By Shira Ovide. Source: The Globe and Mail.
Which is the real Amazon.com Inc.? Is it the company whose 2016 operating profit was five times the level of three years earlier? Or is it the Amazon that has mostly delivered minuscule profits and instead redirected nearly every dollar in sales toward its mission of world domination?
It is true that Amazon generated $4.2-billion in operating profit in 2016 — nearly equal to the company’s operating profit in the previous five years combined. Pat on the back, Amazon, for “only” spending 97 cents of every dollar coming in the door last year.

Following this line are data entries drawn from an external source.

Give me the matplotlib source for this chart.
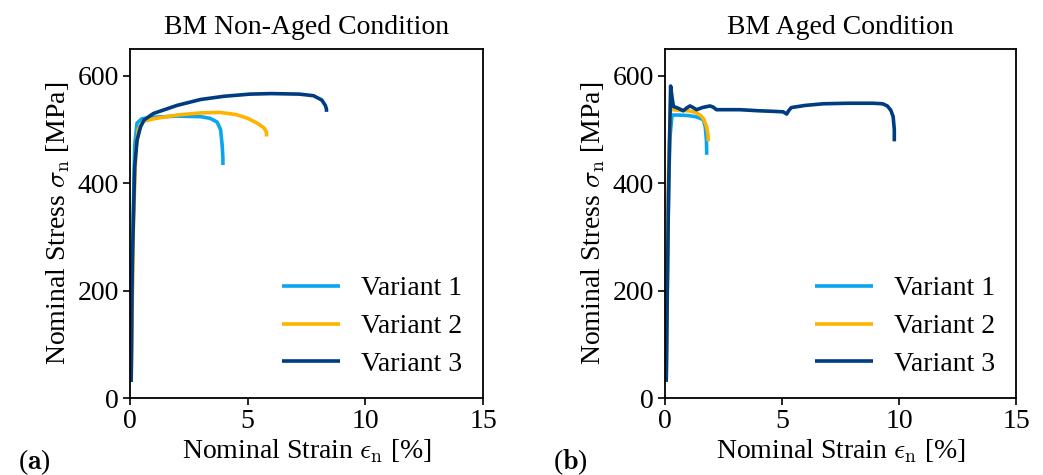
#!/usr/bin/env python3
# -*- coding: utf-8 -*-
"""
tensile tests BM, non-aged vs aged
"""

import numpy as np
import matplotlib
matplotlib.use("Agg")
import matplotlib.pyplot as plt

FS = 20

plt.rcParams['font.family']      = ['Liberation Serif', 'DejaVu Serif']
plt.rcParams['mathtext.fontset'] = 'cm'
plt.rcParams['font.size']        = FS


# data, strain in %, stress in MPa
###############################################################################
# non aged
na_strain_v1 = [0.05, 0.12, 0.2, 0.3, 0.5, 1.0, 2.0, 3.0, 3.4, 3.7, 3.85, 3.92, 3.95, 3.95]
na_stress_v1 = [30, 300, 470, 512, 520, 523, 525, 524, 521, 514, 500, 470, 445, 434]

na_strain_v2 = [0.05, 0.15, 0.25, 0.35, 0.55, 1.0, 2.0, 3.0, 3.8, 4.5, 5.0, 5.4, 5.7, 5.8, 5.8]
na_stress_v2 = [30, 330, 460, 500, 515, 520, 527, 531, 532, 528, 521, 512, 503, 495, 487]

na_strain_v3 = [0.05, 0.1, 0.2, 0.3, 0.45, 0.6, 1.0, 2.0, 3.0, 4.0, 5.1, 6.0, 7.2, 7.8, 8.15, 8.3, 8.35, 8.35]
na_stress_v3 = [30, 250, 430, 480, 505, 518, 530, 545, 556, 562, 566, 567, 566, 563, 555, 545, 538, 533]

# aged
ag_strain_v1 = [0.05, 0.12, 0.2, 0.3, 0.6, 1.0, 1.3, 1.5, 1.64, 1.72, 1.77, 1.78, 1.78]
ag_stress_v1 = [30, 300, 480, 527, 527, 526, 524, 521, 518, 505, 480, 460, 453]

ag_strain_v2 = [0.05, 0.15, 0.25, 0.33, 0.6, 1.0, 1.3, 1.5, 1.65, 1.78, 1.84, 1.85, 1.85]
ag_stress_v2 = [30, 420, 568, 537, 536, 535, 532, 527, 520, 505, 490, 482, 478]

ag_strain_v3 = [0.05, 0.15, 0.24, 0.3, 0.36, 0.55, 0.78, 0.95, 1.07, 1.2, 1.35, 1.6, 1.92, 2.05, 2.2,
                2.6, 3.2, 4.0, 4.6, 5.05, 5.2, 5.3, 5.4, 6.0, 6.76, 7.8, 8.9, 9.3, 9.5, 9.65, 9.75, 9.8, 9.8]
ag_stress_v3 = [30, 380, 581, 560, 543, 540, 535, 541, 544, 541, 537, 541, 544, 542, 537,
                537, 537, 535, 534, 533, 529, 536, 541, 545, 548, 549, 549, 548, 544, 536, 524, 500, 478]

labels = ["Variant 1", "Variant 2", "Variant 3"]
colors = ["#0aa5ee", "#ffb300", "#003c80"]


# plotting
###############################################################################
fig = plt.figure(figsize=(10.43, 4.75), dpi=100)

ax1 = fig.add_axes([0.1246, 0.1621, 0.3385, 0.7347])
ax2 = fig.add_axes([0.6376, 0.1621, 0.3365, 0.7347])

curves = [
    (ax1, [(na_strain_v1, na_stress_v1), (na_strain_v2, na_stress_v2), (na_strain_v3, na_stress_v3)],
     "BM Non-Aged Condition"),
    (ax2, [(ag_strain_v1, ag_stress_v1), (ag_strain_v2, ag_stress_v2), (ag_strain_v3, ag_stress_v3)],
     "BM Aged Condition"),
]

for ax, series, title in curves:
    for (x, y), lab, col in zip(series, labels, colors):
        ax.plot(x, y, color=col, lw=2.6, label=lab, solid_capstyle='butt')
    ax.set_xlim(0, 15)
    ax.set_ylim(0, 650)
    ax.set_xticks([0, 5, 10, 15])
    ax.set_yticks([0, 200, 400, 600])
    ax.tick_params(direction='out', length=5, width=1.2, labelsize=FS, pad=3)
    for sp in ax.spines.values():
        sp.set_linewidth(1.3)
    ax.set_title(title, fontsize=FS, pad=11)
    ax.set_xlabel(r"Nominal Strain $\epsilon_\mathrm{n}$ [%]", fontsize=FS, labelpad=2)
    ax.set_ylabel(r"Nominal Stress $\sigma_\mathrm{n}$ [MPa]", fontsize=FS, labelpad=4)
    ax.legend(loc='lower right', frameon=False, fontsize=FS, handlelength=2.1,
              handletextpad=0.75, labelspacing=0.45, borderaxespad=0.35)

# panel letters
fig.text(18 / 1043, 1 - 462 / 475, r"($\mathbf{a}$)", fontsize=FS, va='center')
fig.text(553 / 1043, 1 - 462 / 475, r"($\mathbf{b}$)", fontsize=FS, va='center')

fig.savefig("out.png", dpi=100)
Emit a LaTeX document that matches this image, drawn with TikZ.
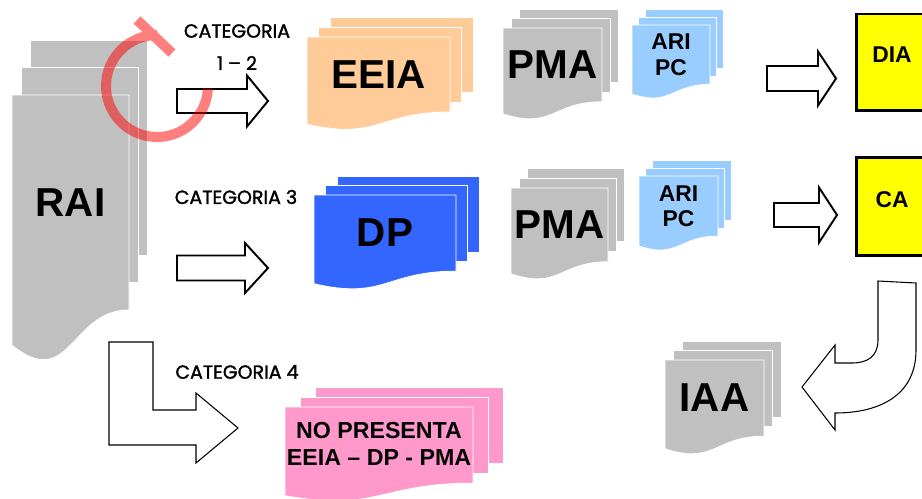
\documentclass[tikz,border=0pt]{standalone}
\usepackage{fontspec}
\setmainfont{Liberation Sans}
\newfontfamily\catfont[FakeBold=1.6]{Poppins}

\definecolor{docgray}{HTML}{C0C0C0}
\definecolor{docorange}{HTML}{FFCC99}
\definecolor{docsky}{HTML}{99CCFF}
\definecolor{docblue}{HTML}{3366FF}
\definecolor{docpink}{HTML}{FF99CC}
\definecolor{docyellow}{HTML}{FFFF00}

% stack of three sheets: name, x, y, width, height, dx, dy, colour
\newcommand\docstack[8]{%
  \path[sheet=#8] ({#2+2*#6},{#3-2*#7}) rectangle ++(#4,{0.802*#5});
  \path[sheet=#8] ({#2+#6},{#3-#7}) rectangle ++(#4,{0.802*#5});
  \path[sheet=#8] (#2,#3) -- ++(#4,0) -- ++(0,{0.802*#5})
    .. controls ({#2+0.5*#4},{#3+0.802*#5}) and ({#2+0.5*#4},{#3+1.108*#5}) .. (#2,{#3+0.934*#5}) -- cycle;
  \coordinate (#1) at ({#2+0.5*#4},{#3+0.4*#5});
}

% block arrow: x start, y centre, x head base, x tip, half shaft, half head
\newcommand\blockarrow[6]{%
  \path[fatarrow] (#1,{#2-#5}) -- (#3,{#2-#5}) -- (#3,{#2-#6}) -- (#4,#2)
    -- (#3,{#2+#6}) -- (#3,{#2+#5}) -- (#1,{#2+#5}) -- cycle;
}

\begin{document}
\begin{tikzpicture}[
    x=0.02cm, y=-0.02cm,
    sheet/.style={fill=#1, draw=white, line width=0.5pt},
    fatarrow/.style={fill=white, draw=black, line width=1.1pt, line join=miter},
    thinarrow/.style={fill=white, draw=black, line width=0.6pt, line join=miter},
    resultbox/.style={fill=docyellow, draw=black, line width=1.7pt},
    bigtxt/.style={inner sep=0pt, font=\bfseries\fontsize{23}{23}\selectfont},
    smalltxt/.style={inner sep=0pt, align=center, font=\bfseries\fontsize{13}{14.4}\selectfont},
    cattxt/.style={inner sep=0pt, font=\catfont\fontsize{10.8}{18}\selectfont},
    loopmark/.style={draw=red, draw opacity=0.5, line width=5.7pt},
]
  \useasboundingbox (0,0) rectangle (922,498);
  \clip (0,0) rectangle (922,498);

  \docstack{rai-c}{12}{95}{117}{268}{9}{27.5}{docgray}
  \docstack{eeia-c}{307}{37}{143}{93.5}{11.5}{10}{docorange}
  \docstack{pma1-c}{503}{28}{99}{92}{8}{9.5}{docgray}
  \docstack{ari1-c}{632}{25}{78}{74}{6.5}{8}{docsky}
  \docstack{dp-c}{314}{195}{142}{95}{11.5}{9.5}{docblue}
  \docstack{pma2-c}{511}{188}{97}{92}{8}{10}{docgray}
  \docstack{ari2-c}{639}{176}{79}{75}{6.5}{8}{docsky}
  \docstack{nop-c}{285}{407}{188}{95}{15}{10}{docpink}
  \docstack{iaa-c}{665}{360}{99}{95}{8.5}{9.5}{docgray}

  \node [bigtxt]   (rai)  at (rai-c)   {RAI};
  \node [bigtxt]   (eeia) at (eeia-c)  {EEIA};
  \node [bigtxt]   (pma1) at (pma1-c)  {PMA};
  \node [smalltxt] (ari1) at (ari1-c)  {ARI\\PC};
  \node [bigtxt]   (dp)   at (dp-c)    {DP};
  \node [bigtxt]   (pma2) at (pma2-c)  {PMA};
  \node [smalltxt] (ari2) at (ari2-c)  {ARI\\PC};
  \node [smalltxt, font=\bfseries\fontsize{13.2}{15.3}\selectfont]
                   (nop)  at (379,444) {NO PRESENTA\\EEIA -- DP - PMA};
  \node [bigtxt]   (iaa)  at (iaa-c)   {IAA};

  \path [resultbox] (856,14) rectangle (935,110);
  \path [resultbox] (856,157) rectangle (935,255);
  \node [smalltxt] (dia) at (892,55)  {DIA};
  \node [smalltxt] (ca)  at (892,200) {CA};

  \blockarrow{177}{101}{247}{268}{12}{25.5}
  \blockarrow{177}{268}{245}{268}{12.5}{25}
  \blockarrow{767}{78.5}{818}{836}{12.5}{27}
  \blockarrow{774}{215}{819}{837}{12}{27.5}

  \path [thinarrow] (109,342) -- (153,342) -- (153,410) -- (196,410) -- (196,393)
    -- (238,428) -- (196,463) -- (196,445) -- (109,445) -- cycle;
  \path [thinarrow] (878,281) -- (916,283) -- (916,350)
    .. controls (916,395) and (880,413) .. (835,413) -- (835,430) -- (802,387)
    -- (835,345) -- (835,363) -- (852,363)
    .. controls (868,363) and (878,356) .. (878,340) -- cycle;

  \node [cattxt] (cat1) at (237,31)  {CATEGORIA};
  \node [cattxt] (num1) at (237,63)  {1 – 2};
  \node [cattxt] (cat3) at (236,197) {CATEGORIA 3};
  \node [cattxt] (cat4) at (237,372) {CATEGORIA 4};

  \path [loopmark] (157,86) ++(3:51) arc [start angle=3, end angle=270, radius=51]
    (137,20) -- (172,53);
\end{tikzpicture}
\end{document}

The step-up in profit is a big reason Wall Street started to expect Amazon’s profit to soar in coming years, although some doubts have creeped in recently. It may be time to rethink those expectations.
Amazon has made it clear that it is splurging to build up its package-shipping warehouses and entertainment programs for its Prime video service to fuel future revenue growth. The number of full- and part-time Amazon employees rose 48 per cent in 2016 to 341,400. Amazon continues its pattern in which its core operating expenses — excluding purchases of merchandise and other direct costs for its business — are growing faster than its revenue.
The trouble is it’s hard to predict the full tab for Amazon’s blueprint to crush every industry in which it competes. Amazon CEO Jeff Bezos has expressed great affection for Amazon’s voice-activated technology, including its Echo line of home speakers and the companion Alexa software that competes with Apple’s Siri. Nearly every day Amazon announces another city in which it is expanding its short-term package delivery service Prime Now, or its associated restaurant delivery service. (Tuesday’s expansion was Las Vegas.) None of that will be cheap.
Neither is Amazon’s foray into physical bookstores, convenience shops and grocery stores. The scope of Amazon’s store game plan isn’t clear, but a recent Morgan Stanley analysis estimated Amazon could incur roughly $400-million in capital costs for each 50 grocery stores it opens. There was also a flurry of news reports in recent days about Amazon’s growth plans in Europe, both for additional shipping distribution centers and for technical workers. SunTrust stock analysts estimated Amazon will add roughly 15,000 new employees in the U.K., Germany and France.
Those Amazon war plans suggest Wall Street expectations for Amazon’s future profits are still too high — even though they already went back to the drawing board late last year. In October, Wall Street expected Amazon to post more than $8-billion of operating profit in 2017 and $13.6-billion next year, according to the average of stock analyst estimates compiled by Bloomberg. Now those expectations have downshifted to $5.8-billion for 2017 and less than $10-billion for 2018.
Amazon is like an adorable puppy that eats your shoes and urinates on the rug. You really can’t get too angry at her. No one should expect puppies to act out of character. You believe some day the annoyances will pay off and she will grow up to be a loyal companion rather than an incontinent brat.
Amazon, of course, has been in the profits puppy phase for a long time. Maybe it always will be. Nevertheless, investors should realize that is the species they are taking home when they buy into Amazon. It’s important to understand what Amazon truly is and not be deluded into thinking it is something that it’s not.